The debate about Easter came to a head at the Synod of Whitby in 663 AD (664 in some accounts). The King of Northumbria, Osuiu (or Oswy) was a committed Christian of the Celtic tradition.  His wife Eanfled, however, had been brought up in Kent and followed the Roman way.  This meant that they sometimes celebrated Easter twice (imagine all that chocolate!).    Clearly, something had to be done.  And Whitby was the place to do it, because here was Northumbria’s principle church and minster, founded in 657AD by a remarkable lady, Hild, of the Celt party.  So the two sides, the Celtic and Roman, came together to sort things out.  Bishop Colman of Lindisfarne spoke for the Celts.  The Roman case was then put by Wilfred, Abbot of Ripon (later St Wilfred), who concluded by saying that the Roman church received its authority from St Peter, holder of the keys to the kingdom of heaven.  The Celts had no answer to that and Osuiu found the argument pretty convincing, observing that if he did not obey the commands of the guardian of the gates of heaven, he might have some difficulty getting in when his time came.  Ultimately, the Synod of Whitby determined which brand of Christianity ruled, not just when Easter would fall.  And so it came to pass that the Roman Church gained ascendancy over all others in the land, an authority that lasted until Henry VIII wanted a divorce in the 1530s.
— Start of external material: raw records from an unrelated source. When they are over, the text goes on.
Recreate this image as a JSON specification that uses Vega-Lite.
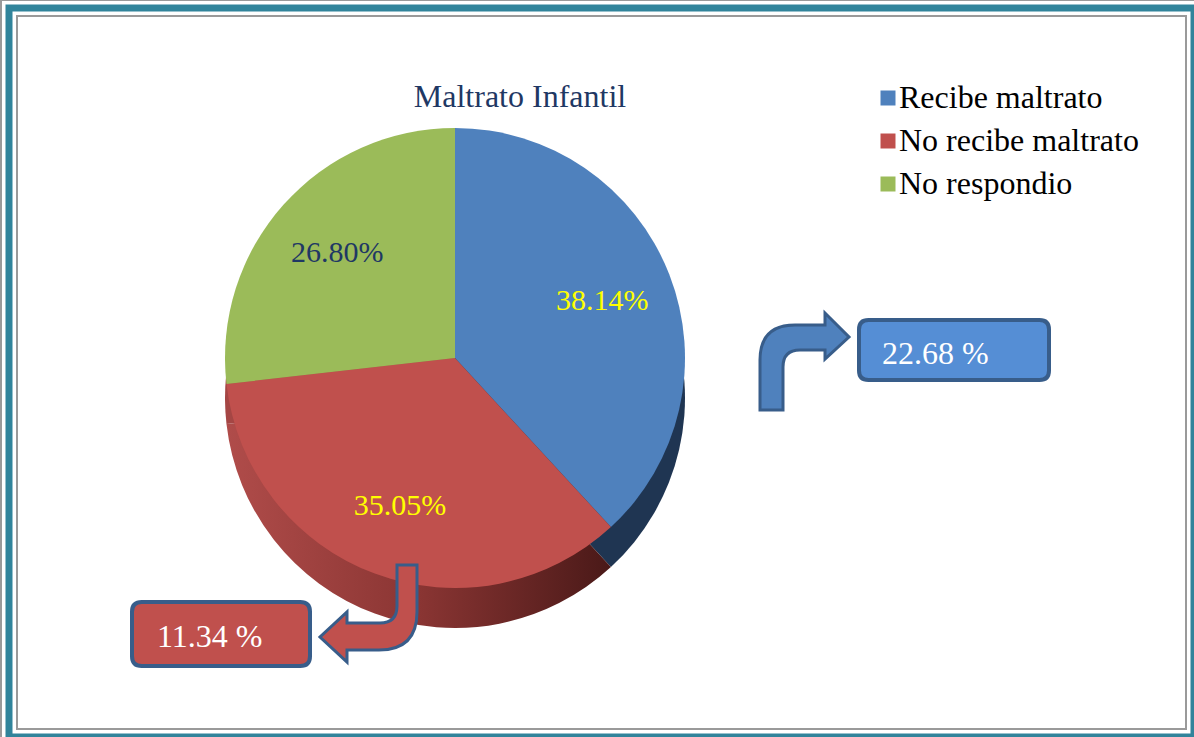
{
  "$schema": "https://vega.github.io/schema/vega-lite/v6.json",
  "width": 1185,
  "height": 729,
  "autosize": {"type": "none"},
  "padding": {"left": 9, "top": 8, "right": 0, "bottom": 0},
  "background": "white",
  "config": {
    "view": {"stroke": null},
    "font": "Liberation Serif",
    "legend": {
      "orient": "none",
      "legendX": 863,
      "legendY": 74,
      "padding": 0,
      "symbolType": "square",
      "symbolSize": 225,
      "symbolStrokeWidth": 0,
      "labelFont": "Liberation Serif",
      "labelFontSize": 32,
      "labelColor": "#000000",
      "labelOffset": -5,
      "rowPadding": 11,
      "labelLimit": 400
    }
  },
  "data": {
    "values": [
      {"categoria": "Recibe maltrato", "porcentaje": 0.3814, "orden": 1},
      {"categoria": "No recibe maltrato", "porcentaje": 0.3505, "orden": 2},
      {"categoria": "No respondio", "porcentaje": 0.268, "orden": 3}
    ]
  },
  "layer": [
    {
      "data": {"values": [{"marco": "sombra"}]},
      "mark": {"type": "rect", "fill": null, "stroke": "#9A9A9A", "strokeWidth": 18},
      "encoding": {}
    },
    {
      "data": {"values": [{"marco": "hueco"}]},
      "mark": {"type": "rect", "fill": null, "stroke": "#FFFFFF", "strokeWidth": 14},
      "encoding": {}
    },
    {
      "data": {"values": [{"marco": "borde"}]},
      "mark": {"type": "rect", "fill": null, "stroke": "#31849B", "strokeWidth": 7},
      "encoding": {}
    },
    {
      "mark": {"type": "arc", "radius": 230, "xOffset": -146.5, "yOffset": 25.5},
      "encoding": {
        "theta": {"field": "porcentaje", "type": "quantitative", "stack": true},
        "order": {"field": "orden", "type": "quantitative"},
        "detail": {"field": "categoria", "type": "nominal"},
        "fill": {
          "condition": [
            {"test": "datum.categoria === 'Recibe maltrato'", "value": "#1F3552"},
            {"test": "datum.categoria === 'No recibe maltrato'", "value": {"gradient": "linear", "x1": 0, "x2": 1, "y1": 0, "y2": 0, "stops": [{"offset": 0, "color": "#B04C4A"}, {"offset": 0.5, "color": "#8A3533"}, {"offset": 1, "color": "#4A1918"}]}}
          ],
          "value": "#A54644"
        }
      }
    },
    {
      "mark": {"type": "arc", "radius": 230, "xOffset": -146.5, "yOffset": -14.5},
      "encoding": {
        "theta": {"field": "porcentaje", "type": "quantitative", "stack": true},
        "order": {"field": "orden", "type": "quantitative"},
        "color": {
          "field": "categoria",
          "type": "nominal",
          "scale": {"domain": ["Recibe maltrato", "No recibe maltrato", "No respondio"], "range": ["#4F81BD", "#C0504D", "#9BBB59"]},
          "legend": {"title": null}
        }
      }
    },
    {
      "mark": {"type": "text", "radius": 158, "dx": -146.5, "dy": -14.5, "fontSize": 30, "font": "Liberation Serif", "align": "center", "baseline": "middle"},
      "encoding": {
        "theta": {"field": "porcentaje", "type": "quantitative", "stack": true},
        "order": {"field": "orden", "type": "quantitative"},
        "detail": {"field": "categoria", "type": "nominal"},
        "text": {"field": "porcentaje", "type": "quantitative", "format": ".2%"},
        "fill": {"condition": {"test": "datum.categoria === 'No respondio'", "value": "#1F3864"}, "value": "#FFFF00"}
      }
    },
    {
      "data": {"values": [{"titulo": "Maltrato Infantil"}]},
      "mark": {"type": "text", "fontSize": 32, "font": "Liberation Serif", "fill": "#1F3864", "align": "center", "baseline": "middle", "dx": -81.5, "dy": -275.5},
      "encoding": {"text": {"field": "titulo", "type": "nominal"}}
    },
    {
      "data": {"values": [{"flecha": "Recibe maltrato"}]},
      "mark": {"type": "point", "shape": "M-0.9,0.98 L-0.9,-0.02 Q-0.9,-0.72 -0.2,-0.72 L0.4,-0.72 L0.4,-0.96 L0.88,-0.48 L0.4,-0.04 L0.4,-0.22 L-0.1,-0.22 Q-0.44,-0.22 -0.44,0.12 L-0.44,0.98 Z", "size": 10000, "filled": true, "fill": "#4F81BD", "stroke": "#385D8A", "strokeWidth": 3, "opacity": 1, "xOffset": 203.5, "yOffset": -11.5},
      "encoding": {}
    },
    {
      "data": {"values": [{"flecha": "No recibe maltrato"}]},
      "mark": {"type": "point", "shape": "M0.58,-0.96 L0.98,-0.96 L0.98,-0.02 Q0.98,0.74 0.22,0.74 L-0.42,0.74 L-0.42,0.98 L-0.96,0.48 L-0.42,-0.02 L-0.42,0.2 L0.24,0.2 Q0.58,0.2 0.58,-0.14 Z", "size": 10000, "filled": true, "fill": "#C0504D", "stroke": "#385D8A", "strokeWidth": 3, "opacity": 1, "xOffset": -233.5, "yOffset": 240.5},
      "encoding": {}
    },
    {
      "data": {"values": [{"recuadro": "22.68 %"}]},
      "mark": {"type": "point", "shape": "M-0.9,-0.316 L0.9,-0.316 Q1,-0.316 1,-0.216 L1,0.216 Q1,0.316 0.9,0.316 L-0.9,0.316 Q-1,0.316 -1,0.216 L-1,-0.216 Q-1,-0.316 -0.9,-0.316 Z", "size": 36100, "filled": true, "fill": "#558ED5", "stroke": "#385D8A", "strokeWidth": 4, "opacity": 1, "xOffset": 352.5, "yOffset": -22.5},
      "encoding": {}
    },
    {
      "data": {"values": [{"recuadro": "11.34 %"}]},
      "mark": {"type": "point", "shape": "M-0.89,-0.36 L0.89,-0.36 Q1,-0.36 1,-0.25 L1,0.25 Q1,0.36 0.89,0.36 L-0.89,0.36 Q-1,0.36 -1,0.25 L-1,-0.25 Q-1,-0.36 -0.89,-0.36 Z", "size": 31684, "filled": true, "fill": "#C0504D", "stroke": "#385D8A", "strokeWidth": 4, "opacity": 1, "xOffset": -380.5, "yOffset": 261.5},
      "encoding": {}
    },
    {
      "data": {"values": [{"recuadro": "22.68 %"}]},
      "mark": {"type": "text", "fontSize": 32, "font": "Liberation Serif", "fill": "#FFFFFF", "align": "left", "baseline": "middle", "dx": 280.5, "dy": -18.5},
      "encoding": {"text": {"field": "recuadro", "type": "nominal"}}
    },
    {
      "data": {"values": [{"recuadro": "11.34 %"}]},
      "mark": {"type": "text", "fontSize": 32, "font": "Liberation Serif", "fill": "#FFFFFF", "align": "left", "baseline": "middle", "dx": -444.5, "dy": 264.5},
      "encoding": {"text": {"field": "recuadro", "type": "nominal"}}
    }
  ]
}
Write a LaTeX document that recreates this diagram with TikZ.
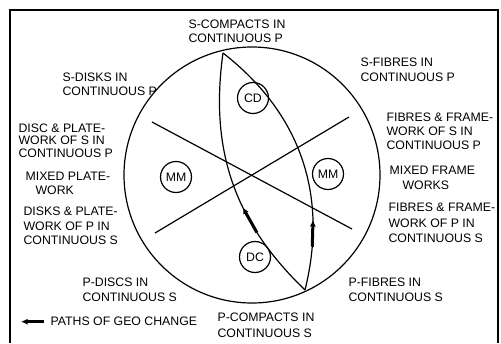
\documentclass[tikz,border=0pt]{standalone}
\usepackage{fontspec}
\setmainfont{Liberation Sans}
\usetikzlibrary{arrows.meta}

\tikzset{
    lbl/.style={anchor=north west, inner sep=0pt, align=left,
        font=\fontsize{12.3}{14.5}\selectfont},
    phase/.style={draw, circle, minimum size=31pt, inner sep=0pt,
        font=\fontsize{12.3}{14}\selectfont},
    geopath/.style={line width=3pt, -{Latex[length=6.5pt,width=6pt]}},
}

\begin{document}
\begin{tikzpicture}[x=1pt, y=-1pt, line width=1.2pt]

    \useasboundingbox (0,0) rectangle (501,343);

    % 外框
    \draw[line width=2.2pt] (10,343) -- (10,10) -- (498,10) -- (498,343);

    % --------------------------
    % 大圆与两条交叉线
    % --------------------------
    \coordinate (c) at (252,175);
    \draw (c) circle (128);

    \coordinate (ul) at (152,122);
    \coordinate (lr) at (352,229);
    \coordinate (ll) at (155,233);
    \coordinate (ur) at (349,117);
    \draw (ul) -- (lr);
    \draw (ll) -- (ur);

    % --------------------------
    % 透镜形路径
    % --------------------------
    \coordinate (top) at (223,53);
    \coordinate (bot) at (305,290);
    \draw (bot) to[bend left=27] coordinate[pos=0.275] (la) coordinate[pos=0.39] (lb) (top);
    \draw (bot) to[bend right=33] coordinate[pos=0.155] (ra) coordinate[pos=0.255] (rb) (top);

    % 变化方向
    \draw[geopath] (la) -- (lb);
    \draw[geopath] (ra) -- (rb);

    % 相区
    \node[phase] (cd)  at (253,98)  {CD};
    \node[phase] (mml) at (176,177) {MM};
    \node[phase] (mmr) at (328,174) {MM};
    \node[phase] (dc)  at (255,257) {DC};

    % --------------------------
    % 文字说明
    % --------------------------
    \node[lbl] (scomp)  at (188,19)  {S-COMPACTS IN\\CONTINUOUS P};
    \node[lbl, font=\fontsize{12.3}{13.5}\selectfont] (sdisk) at (62,72.4) {S-DISKS IN\\CONTINUOUS P};
    \node[lbl] (sfibre) at (360,57.4) {S-FIBRES IN\\CONTINUOUS P};
    \node[lbl, font=\fontsize{12.3}{12.5}\selectfont] (sdiscw) at (18,123.2)
        {DISC \& PLATE-\\WORK OF S IN\\CONTINUOUS P};
    \node[lbl, font=\fontsize{12.3}{14.2}\selectfont] (sfibrew) at (386,112.4)
        {FIBRES \& FRAME-\\WORK OF S IN\\CONTINUOUS P};
    \node[lbl, font=\fontsize{12.3}{14}\selectfont] (mixplate) at (25,171.4)
        {MIXED PLATE-\\\hspace*{10pt}WORK};
    \node[lbl, font=\fontsize{12.3}{14.3}\selectfont] (mixframe) at (389,165.7)
        {MIXED FRAME\\\hspace*{13pt}WORKS};
    \node[lbl] (pdiskw)  at (23,206.7)  {DISKS \& PLATE-\\WORK OF P IN\\CONTINUOUS S};
    \node[lbl, font=\fontsize{12.3}{15.3}\selectfont] (pfibrew) at (388,202.7)
        {FIBRES \& FRAME-\\WORK OF P IN\\CONTINUOUS S};
    \node[lbl, font=\fontsize{12.3}{14.8}\selectfont] (pdisc) at (82,277.7) {P-DISCS IN\\CONTINUOUS S};
    \node[lbl, font=\fontsize{12.3}{15}\selectfont] (pfibre) at (348,277.4) {P-FIBRES IN\\CONTINUOUS S};
    \node[lbl, font=\fontsize{12.3}{15.5}\selectfont] (pcomp) at (217,312.7) {P-COMPACTS IN\\CONTINUOUS S};

    % 图例
    \node[lbl, anchor=west] (legend) at (50,321.7) {PATHS OF GEO CHANGE};
    \coordinate (legtip) at (21,321.7);
    \draw[geopath] ([xshift=-6pt]legend.west) -- (legtip);

\end{tikzpicture}
\end{document}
In reality, it would take many more years after Whitby before the supremacy of Rome – and indeed, Christianity itself – was accepted throughout Britain. The key figure in laying the foundations for this was Theodore of Tarsus (in modern Turkey), appointed Archbishop of Canterbury by the Pope in 668, who set about organising a centralised church, with clear lines of authority that crossed the boundaries of Britain’s various kingdoms.  Then, just when things appeared to be going so well, in the late 8th century, along came the Vikings.